**Problem**
From the very first line of the data to the line containing "(0,0) rectangle (1114,749);", retype everything exactly, leaving the pictures behind.

─── Supplied data ───

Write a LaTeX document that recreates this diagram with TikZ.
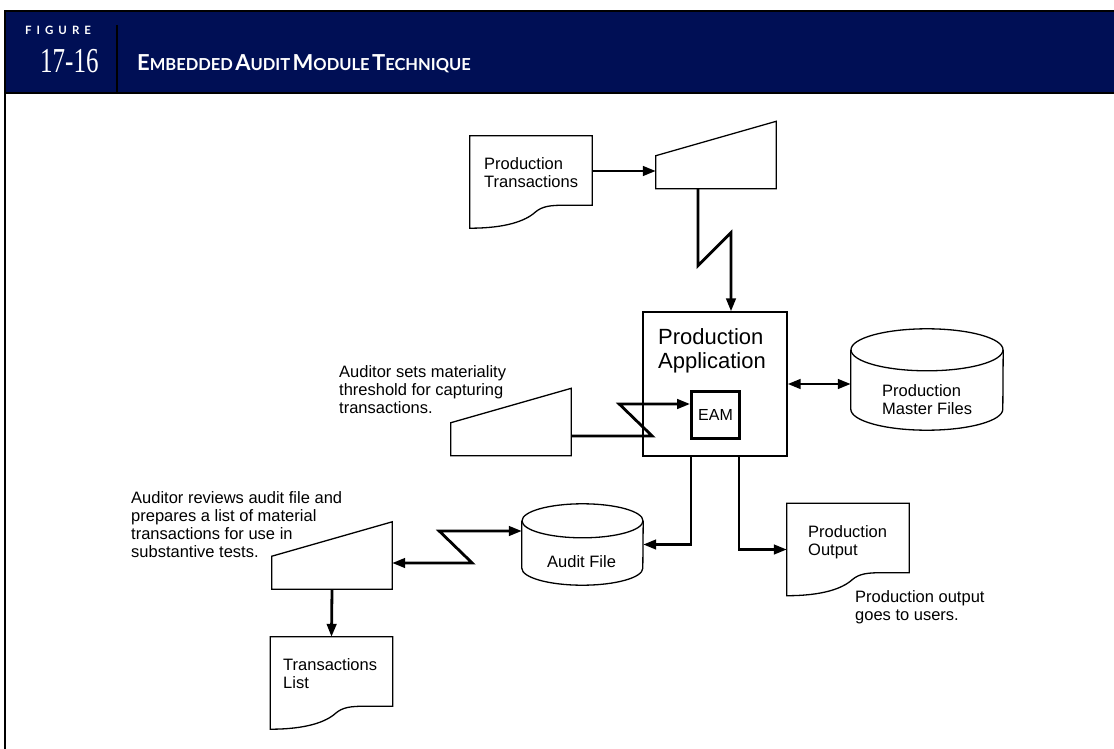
\documentclass[tikz,border=0pt]{standalone}
\usepackage{fontspec}
\setmainfont{Liberation Sans}
\newfontfamily\headfont{Lato}
\newfontfamily\numfont{Liberation Serif}
\usetikzlibrary{arrows.meta, calc}
\definecolor{headnavy}{RGB}{0,15,85}
\newcommand\capword[2]{{\fontsize{22}{22}\selectfont #1}{\fontsize{16.5}{16.5}\selectfont #2}}
\tikzset{
  flow/.style={
    -{Triangle[length=13pt,width=9.5pt]},
    line width=2.8pt
  },
  both flow/.style={
    {Triangle[length=13pt,width=9.5pt]}-{Triangle[length=13pt,width=9.5pt]},
    line width=2.8pt
  },
  outline/.style={
    line width=1.3pt
  },
  doc/.style={
    minimum width=122pt,
    minimum height=92pt,
    inner sep=0pt
  },
  keyin/.style={
    minimum width=120pt,
    minimum height=67pt,
    inner sep=0pt
  },
  body text/.style={
    font=\fontsize{16.5}{18}\selectfont,
    align=left,
    anchor=north west,
    inner sep=0pt
  },
  head text/.style={
    anchor=base west,
    inner sep=0pt,
    text=white
  }
}

\begin{document}
\begin{tikzpicture}[x=1pt, y=-1pt]
    \useasboundingbox (0,0) rectangle (1114,749);

    % header band and frame
    \fill[headnavy] (5,10) rectangle (1114,93);
    \draw[line width=2pt] (1114,11) -- (5,11) -- (5,749);
    \draw[line width=2pt] (5,93) -- (1114,93);
    \draw[line width=2.2pt] (117,25) -- (117,93);
    \node[head text, font=\headfont\bfseries\fontsize{11.5}{11.5}\selectfont] (figword) at (25,35)
      {F\hspace{5pt}I\hspace{5pt}G\hspace{5pt}U\hspace{5pt}R\hspace{5pt}E};
    \node[head text, font=\numfont\fontsize{25}{25}\selectfont] (fignum) at (40,73)
      {\scalebox{1}[1.4]{17-16}};
    \node[head text, font=\headfont\bfseries] (title) at (137,71)
      {\capword{E}{MBEDDED} \capword{A}{UDIT} \capword{M}{ODULE} \capword{T}{ECHNIQUE}};

    % documents, keyboards, files
    \node[doc] (ptrans) at (531,182) {};
    \node[doc] (tlist) at (331.5,683) {};
    \node[doc] (pout) at (848,549.5) {};
    \node[keyin] (keyA) at (716,155) {};
    \node[keyin] (keyB) at (511,422) {};
    \node[keyin] (keyC) at (332,555.5) {};
    \node[minimum width=152pt, minimum height=101pt, inner sep=0pt] (pmf) at (927,379.5) {};
    \node[minimum width=121pt, minimum height=81pt, inner sep=0pt] (afile) at (582.5,544.5) {};

    % application with embedded module
    \node[draw, outline, minimum width=144pt, minimum height=144pt] (app) at (715,384) {};
    \node[draw, line width=2.8pt, minimum width=48pt, minimum height=47pt, inner sep=0pt,
          font=\fontsize{16}{18}\selectfont] (eam) at (715.5,415) {EAM};

    \foreach \d in {ptrans, tlist, pout}
      \draw[outline] ([yshift=23pt]\d.south east) -- ([shift={(-27pt,23pt)}]\d.south east)
        .. controls ([shift={(-42pt,23pt)}]\d.south east) and ([shift={(-50pt,22pt)}]\d.south east) .. ([shift={(-57pt,16pt)}]\d.south east)
        .. controls ([shift={(-67pt,7pt)}]\d.south east) and ([shift={(-87pt,0pt)}]\d.south east) .. (\d.south west)
        -- (\d.north west) -- (\d.north east) -- cycle;

    \foreach \k in {keyA, keyB, keyC}
      \draw[outline] (\k.south west) -- ([yshift=33pt]\k.south west) -- (\k.north east) -- (\k.south east) -- cycle;

    \foreach \c/\rx/\ry in {pmf/76/21, afile/60.5/17} {
      \draw[outline] ([yshift=-\ry pt]\c.north west) -- ([yshift=\ry pt]\c.south west)
        arc[start angle=180, end angle=360, x radius=\rx pt, y radius=\ry pt] -- ([yshift=-\ry pt]\c.north east);
      \draw[outline] ([yshift=-\ry pt]\c.north) ellipse [x radius=\rx pt, y radius=\ry pt];
    }

    % labels
    \node[body text] (ptranstxt) at (484,157) {Production\\Transactions};
    \node[body text] (tlisttxt) at (283,658) {Transactions\\List};
    \node[body text] (pouttxt) at (808,525) {Production\\Output};
    \node[body text] (pmftxt) at (882,384) {Production\\Master Files};
    \node[body text] (afiletxt) at (547,555) {Audit File};
    \node[body text, font=\fontsize{22}{24}\selectfont] (apptxt) at (658,328) {Production\\Application};
    \node[body text] (noteA) at (339,365) {Auditor sets materiality\\threshold for capturing\\transactions.};
    \node[body text] (noteB) at (131,491) {Auditor reviews audit file and\\prepares a list of material\\transactions for use in\\substantive tests.};
    \node[body text] (noteC) at (855,590) {Production output\\goes to users.};

    % connectors
    \draw[flow] ([yshift=11pt]ptrans.east) -- ([yshift=11pt]ptrans.east -| keyA.west);
    \draw[flow] ([xshift=-18pt]keyA.south) -- ++(0,77) -- ++(33,-33) -- ([xshift=16pt]app.north);
    \draw[flow] ([yshift=-14pt]keyB.east) -- ++(81,0) -- ++(-33,-32) -- ([yshift=11pt]eam.west);
    \draw[both flow] (app.east) -- (app.east -| pmf.west);
    \draw[flow] ([xshift=-24pt]app.south) |- (afile.east);
    \draw[flow] ([xshift=24pt]app.south) |- (pout.west);
    \draw[both flow] ([yshift=-7.5pt]keyC.east) -- ++(80,0) -- ++(-33,-32) -- ([yshift=13.5pt]afile.west);
    \draw[flow] (keyC.south) -- (tlist.north);

\end{tikzpicture}
\end{document}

───

**Exercise result**
Write a LaTeX document that recreates this diagram with TikZ.
\documentclass[tikz,border=0pt]{standalone}
\usepackage{fontspec}
\setmainfont{Liberation Sans}
\newfontfamily\headfont{Lato}
\newfontfamily\numfont{Liberation Serif}
\usetikzlibrary{arrows.meta, calc}
\definecolor{headnavy}{RGB}{0,15,85}
\newcommand\capword[2]{{\fontsize{22}{22}\selectfont #1}{\fontsize{16.5}{16.5}\selectfont #2}}
\tikzset{
  flow/.style={
    -{Triangle[length=13pt,width=9.5pt]},
    line width=2.8pt
  },
  both flow/.style={
    {Triangle[length=13pt,width=9.5pt]}-{Triangle[length=13pt,width=9.5pt]},
    line width=2.8pt
  },
  outline/.style={
    line width=1.3pt
  },
  doc/.style={
    minimum width=122pt,
    minimum height=92pt,
    inner sep=0pt
  },
  keyin/.style={
    minimum width=120pt,
    minimum height=67pt,
    inner sep=0pt
  },
  body text/.style={
    font=\fontsize{16.5}{18}\selectfont,
    align=left,
    anchor=north west,
    inner sep=0pt
  },
  head text/.style={
    anchor=base west,
    inner sep=0pt,
    text=white
  }
}

\begin{document}
\begin{tikzpicture}[x=1pt, y=-1pt]
    \useasboundingbox (0,0) rectangle (1114,749);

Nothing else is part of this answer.